No pictures belong in the copy; return exactly the lines from the one with "What matplotlib code" through the one with "plt.rcParams['font.family'] = ['Open", both ends included, and nothing else.

[start RECORD EXTRACTS]

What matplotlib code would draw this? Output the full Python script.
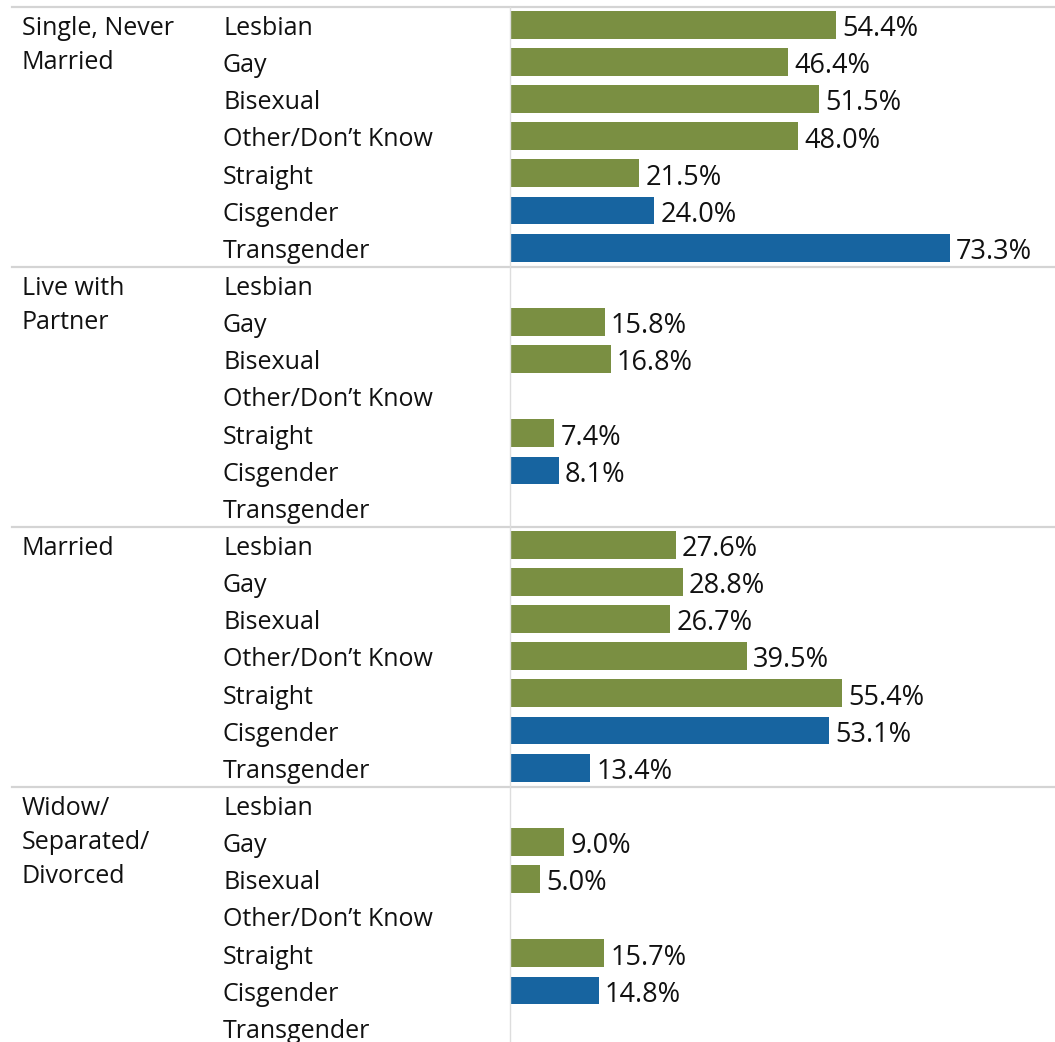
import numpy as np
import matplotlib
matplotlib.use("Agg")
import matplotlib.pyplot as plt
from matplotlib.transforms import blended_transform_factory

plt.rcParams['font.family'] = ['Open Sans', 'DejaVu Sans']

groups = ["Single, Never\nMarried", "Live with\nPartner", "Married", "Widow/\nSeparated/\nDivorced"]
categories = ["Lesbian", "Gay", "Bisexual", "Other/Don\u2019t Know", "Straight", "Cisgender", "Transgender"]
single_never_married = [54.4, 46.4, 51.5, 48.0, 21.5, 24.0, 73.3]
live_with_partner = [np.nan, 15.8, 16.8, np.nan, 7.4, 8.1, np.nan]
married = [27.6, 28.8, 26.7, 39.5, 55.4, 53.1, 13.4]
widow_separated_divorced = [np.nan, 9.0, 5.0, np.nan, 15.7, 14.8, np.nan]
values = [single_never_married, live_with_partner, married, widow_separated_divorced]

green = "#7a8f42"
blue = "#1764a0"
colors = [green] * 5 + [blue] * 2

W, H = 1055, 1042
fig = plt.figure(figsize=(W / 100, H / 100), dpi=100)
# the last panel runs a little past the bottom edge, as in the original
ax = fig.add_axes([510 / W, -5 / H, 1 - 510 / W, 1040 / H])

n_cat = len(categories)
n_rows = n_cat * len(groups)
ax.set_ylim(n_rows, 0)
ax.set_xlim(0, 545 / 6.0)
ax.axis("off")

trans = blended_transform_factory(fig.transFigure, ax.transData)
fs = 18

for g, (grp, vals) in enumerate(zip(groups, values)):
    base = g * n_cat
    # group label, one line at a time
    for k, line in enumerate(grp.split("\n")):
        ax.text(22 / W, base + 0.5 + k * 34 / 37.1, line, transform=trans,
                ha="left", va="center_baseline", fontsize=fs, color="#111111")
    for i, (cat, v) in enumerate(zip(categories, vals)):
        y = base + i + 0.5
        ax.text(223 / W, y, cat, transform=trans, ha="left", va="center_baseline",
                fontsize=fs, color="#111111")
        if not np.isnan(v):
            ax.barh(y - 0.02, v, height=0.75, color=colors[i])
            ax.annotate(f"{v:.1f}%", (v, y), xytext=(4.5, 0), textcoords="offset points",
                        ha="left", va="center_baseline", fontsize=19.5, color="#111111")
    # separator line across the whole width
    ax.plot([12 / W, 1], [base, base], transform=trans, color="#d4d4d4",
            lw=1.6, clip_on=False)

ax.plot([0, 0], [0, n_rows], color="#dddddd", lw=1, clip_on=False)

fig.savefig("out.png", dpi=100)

[end RECORD EXTRACTS]
[start RECORD EXTRACTS]

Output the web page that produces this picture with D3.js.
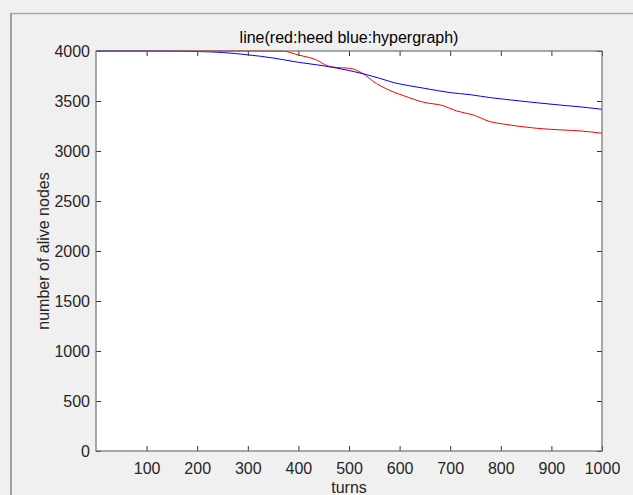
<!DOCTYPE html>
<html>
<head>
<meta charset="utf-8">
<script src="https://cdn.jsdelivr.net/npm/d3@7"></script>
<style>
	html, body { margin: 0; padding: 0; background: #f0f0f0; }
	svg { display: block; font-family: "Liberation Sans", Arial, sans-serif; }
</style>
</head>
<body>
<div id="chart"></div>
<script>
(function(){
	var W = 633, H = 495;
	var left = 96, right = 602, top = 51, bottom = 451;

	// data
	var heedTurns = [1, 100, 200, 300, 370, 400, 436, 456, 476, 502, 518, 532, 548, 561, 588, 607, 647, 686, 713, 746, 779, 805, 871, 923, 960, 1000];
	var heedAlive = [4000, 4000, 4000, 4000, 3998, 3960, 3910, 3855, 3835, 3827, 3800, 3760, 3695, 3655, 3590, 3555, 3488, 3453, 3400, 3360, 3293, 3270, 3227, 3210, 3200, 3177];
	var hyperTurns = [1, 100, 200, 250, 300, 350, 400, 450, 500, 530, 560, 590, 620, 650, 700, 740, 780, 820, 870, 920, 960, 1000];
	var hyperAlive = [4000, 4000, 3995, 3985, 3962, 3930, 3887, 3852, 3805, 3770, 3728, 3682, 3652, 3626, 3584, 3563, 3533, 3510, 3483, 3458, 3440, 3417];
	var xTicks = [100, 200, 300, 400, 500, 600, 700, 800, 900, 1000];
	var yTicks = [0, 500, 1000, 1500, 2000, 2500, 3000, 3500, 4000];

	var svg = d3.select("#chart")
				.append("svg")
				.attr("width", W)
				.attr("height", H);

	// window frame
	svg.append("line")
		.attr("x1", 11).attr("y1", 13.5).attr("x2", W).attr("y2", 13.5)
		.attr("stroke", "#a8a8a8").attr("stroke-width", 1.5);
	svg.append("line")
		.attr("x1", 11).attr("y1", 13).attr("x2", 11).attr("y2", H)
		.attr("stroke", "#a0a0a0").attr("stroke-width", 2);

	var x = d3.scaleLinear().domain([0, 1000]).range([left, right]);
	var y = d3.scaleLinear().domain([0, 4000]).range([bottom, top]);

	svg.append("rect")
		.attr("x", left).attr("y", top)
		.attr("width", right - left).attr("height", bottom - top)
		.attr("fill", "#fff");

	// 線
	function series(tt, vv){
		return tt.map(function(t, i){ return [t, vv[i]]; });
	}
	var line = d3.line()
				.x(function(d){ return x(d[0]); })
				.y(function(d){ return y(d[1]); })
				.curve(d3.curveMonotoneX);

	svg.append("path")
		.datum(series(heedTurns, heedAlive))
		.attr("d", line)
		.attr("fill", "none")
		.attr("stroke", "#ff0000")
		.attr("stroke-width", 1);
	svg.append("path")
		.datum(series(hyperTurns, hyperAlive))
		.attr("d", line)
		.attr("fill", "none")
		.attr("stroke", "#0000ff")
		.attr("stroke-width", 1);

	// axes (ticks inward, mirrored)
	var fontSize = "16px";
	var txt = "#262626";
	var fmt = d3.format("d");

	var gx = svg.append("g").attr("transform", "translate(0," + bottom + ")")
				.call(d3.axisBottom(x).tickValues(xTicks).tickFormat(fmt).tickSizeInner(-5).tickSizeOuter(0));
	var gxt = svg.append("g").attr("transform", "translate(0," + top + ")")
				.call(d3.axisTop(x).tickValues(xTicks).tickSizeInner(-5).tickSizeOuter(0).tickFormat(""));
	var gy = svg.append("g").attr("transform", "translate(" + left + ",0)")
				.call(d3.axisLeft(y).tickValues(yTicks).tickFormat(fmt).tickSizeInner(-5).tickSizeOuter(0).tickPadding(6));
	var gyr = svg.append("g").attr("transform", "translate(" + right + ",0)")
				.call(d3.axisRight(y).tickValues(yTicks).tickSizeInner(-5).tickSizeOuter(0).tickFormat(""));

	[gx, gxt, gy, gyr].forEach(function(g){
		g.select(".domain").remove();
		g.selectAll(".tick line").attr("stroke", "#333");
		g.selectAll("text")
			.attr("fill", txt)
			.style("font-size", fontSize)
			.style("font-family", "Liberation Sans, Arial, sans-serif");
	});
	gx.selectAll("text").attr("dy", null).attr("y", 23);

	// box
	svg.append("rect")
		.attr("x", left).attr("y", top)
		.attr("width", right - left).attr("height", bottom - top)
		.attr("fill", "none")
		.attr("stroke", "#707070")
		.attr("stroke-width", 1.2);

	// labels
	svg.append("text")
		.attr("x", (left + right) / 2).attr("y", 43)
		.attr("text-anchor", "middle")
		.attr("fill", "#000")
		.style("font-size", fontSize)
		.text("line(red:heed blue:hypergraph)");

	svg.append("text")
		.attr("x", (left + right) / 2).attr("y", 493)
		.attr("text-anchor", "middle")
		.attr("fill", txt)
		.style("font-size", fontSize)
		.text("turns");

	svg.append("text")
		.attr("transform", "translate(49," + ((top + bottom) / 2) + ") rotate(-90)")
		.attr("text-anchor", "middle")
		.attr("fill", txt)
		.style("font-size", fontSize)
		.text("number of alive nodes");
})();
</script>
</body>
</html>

[end RECORD EXTRACTS]

**WRITTEN ANSWER:**
What matplotlib code would draw this? Output the full Python script.
import numpy as np
import matplotlib
matplotlib.use("Agg")
import matplotlib.pyplot as plt
from matplotlib.transforms import blended_transform_factory

plt.rcParams['font.family'] = ['Open Sans', 'DejaVu Sans']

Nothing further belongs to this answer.